The daughter of a wounded warrior sings for her friends at preschool. This little patriot just turned 3 in December!
Not only can this little sweetie carry the tune, but she knows the words (most of them).
How often do we think about the words and meaning of the song written in the heat of battle? They still give me the goosebumps. How about yo?. Here is what Francis Scott Key saw that morning so long ago:
…let’s go back to the summer of 1813…At…Fort MHenry, the commander, Maj. George Armistead, asked for a flag so big that “the British would have no trouble seeing it from a distance.” Two officers, a Commodore and a General, were sent to the Baltimore home of Mary Young Pickersgill, a “maker of colours,” and commissioned the flag. Mary and her thirteen year old daughter Caroline, working in an upstairs front bedroom, used 400 yeards of best quality woold bunting. They cut 15 stars that measured two feet from point to point. Eight red and seven white stripes, each two feet wide, were cut. Laying out the material on the malthouse floor of Claggett’s Brewery, a neighborhood establishment, the flag was sewn together….It measured 30 by 42 feet and cost $405.90.
At 7 a.m. in the morning of September 13, 1814, the British bombardment began, and the flag was ready to meet the enemy. The bombardment continued for 25 hours….The Americans had sunk 22 vessels so a close approach by the British was no possible. That evening the connonading stopped, but at about 1 a.m. on the 14th, the British fleet roared to life, lighting the rainy night sky with grotesque fireworks.

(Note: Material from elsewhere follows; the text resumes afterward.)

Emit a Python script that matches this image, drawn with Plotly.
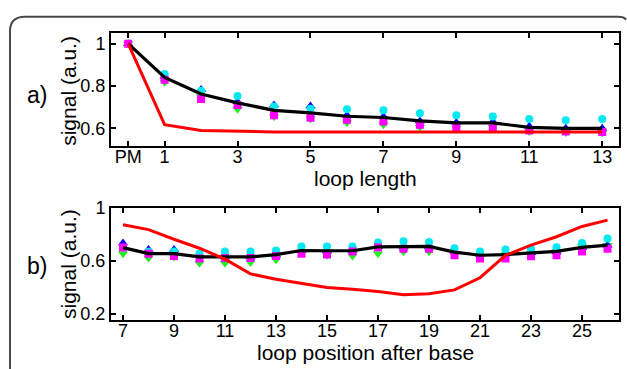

Waiting in the predawn darkness, Key waited for the sight that would end his anxiety; the joyous sight of Gen. Armistead’s great flag blowing in the breeze. When at last daylight came, the flag was still there!
At dawn, Key anxiously peers into the distance to see if the flag still waves, proving the battle for God and country has not been lost. And indeed it was waving. Could there be more poignant words to describe our flag than “a star-spangled banner?”
He sees her broad stripes and bright stars, still waving over a perilous battle.
At twilight, the bombs are still raining down, the glare of the bursts again show proof that the symbol of freedom, the Star Spangled Banner, is still waving over the Land of the Free and the Home of the Brave.
The Left says the Star Spangled Banner is an outdated Anthem. How can the history of that morning ever be outdated? God bless those who commit the Star Spangled banner to memory and teach their children to do the same. Words matter.